Dec. 6 (Bloomberg) -- T-Mobile USA Inc. will begin offering Apple Inc.’s iPhone next year, becoming the last of the four largest U.S. carriers to offer the best-selling device.
Deutsche Telekom AG, T-Mobile’s parent, disclosed the agreement to sell Apple products in 2013 in a statement today. Larger U.S. competitors Verizon Wireless, AT&T Inc. and Sprint Nextel Corp. all sell the iPhone.
The iPhone, once offered exclusively by AT&T in the U.S., has evolved into one of the most widely available handsets in the country. Adding Apple’s device may help T-Mobile lure more customers to long-term contracts and hold on to more subscribers.
“A certain number of people wouldn’t come to our stores if we didn’t have the iPhone,” T-Mobile Chief Executive Officer John Legere said. “We worked very hard for a deal that made sense for us.”
The iPhone is the No. 1 smartphone in the U.S., outselling all handsets using Google Inc.’s Android software combined in the 12 weeks through Oct. 28, according to Kantar Worldpanel ComTech. The agreement with Apple will add to T-Mobile’s profit and cash flow starting in 2014, said Legere, speaking at an investor summit in Bonn today.
Without the iPhone, T-Mobile has struggled to keep customers from choosing other carriers. T-Mobile has lost 1.03 million monthly contract customers, or more than 4 percent of its subscriber base, since the end of last year.
T-Mobile had 8.7 percent of U.S. contract customers at the end of 2011, according to Bloomberg Industries research.
A year ago, Sprint became Apple’s third U.S. carrier partner when it agreed to a four-year, $15.5 billion commitment to sell 25 million to 30 million iPhones. Due to the heavy discounts carriers place on smartphones to lure customers into two-year contracts, the initial cost of iPhone sales have cut into profit margins.
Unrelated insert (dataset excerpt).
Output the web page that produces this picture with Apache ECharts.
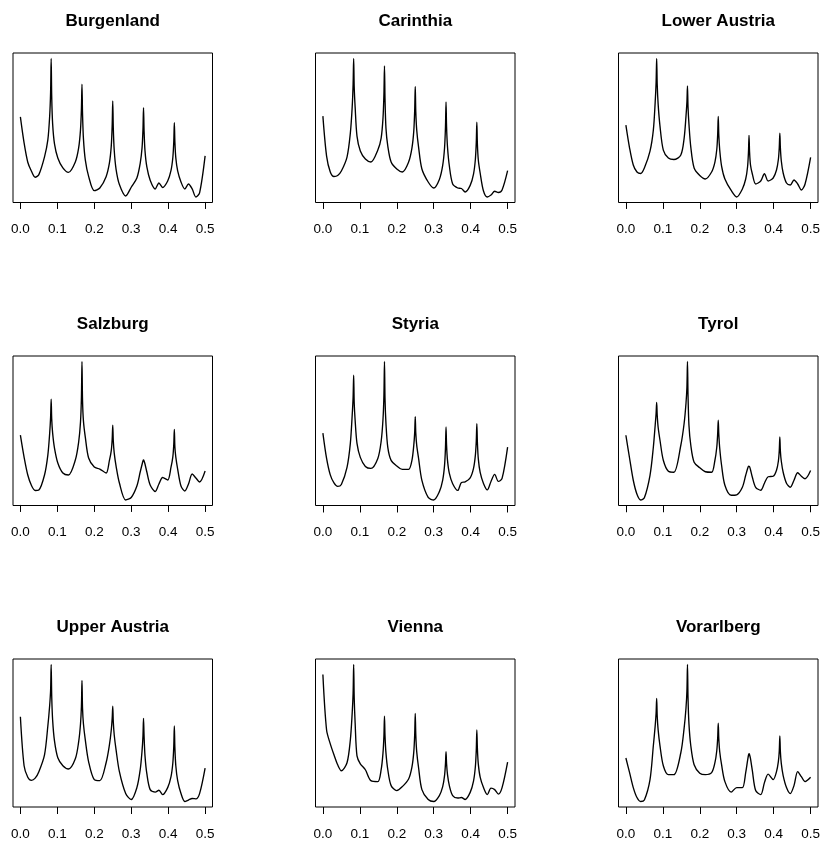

T-Mobile’s agreement with Apple isn’t as extensive as Sprint’s, Legere said.
“This is not a volume commitment of the size that Sprint agreed to or anything close to it,” he said. “This device rollout will be a dramatically different experience,”
Deutsche Telekom, based in Bonn, slid 0.5 percent to 8.58 euros at the close in Frankfurt. Cupertino, California-based Apple rose 1.6 percent at $547.25 in New York.
Legere said he plans to position T-Mobile as the “Un-Carrier” to disrupt the industry. Part of the strategy is for T-Mobile to start offering new smartphones on installment plans next year rather than selling them with heavy discounts. The move will help T-Mobile avoid absorbing $200 to $250 in price cuts on the average phone sale, Legere said.
T-Mobile will soon start an “in-your-face” style advertising campaign aimed at the larger carriers, Legere said. That theme highlights some of the competitive tension coming to the U.S. market as the iPhone playing field becomes more level, said Craig Moffett, an analyst with Sanford C Bernstein & Co.
“A T-Mobile iPhone is good news for Apple, good news for T-Mobile, and good news for consumers. But it’s bad news for everybody else,” said Moffett. “By ‘everybody else,’ I mean Sprint, AT&T, and Verizon.”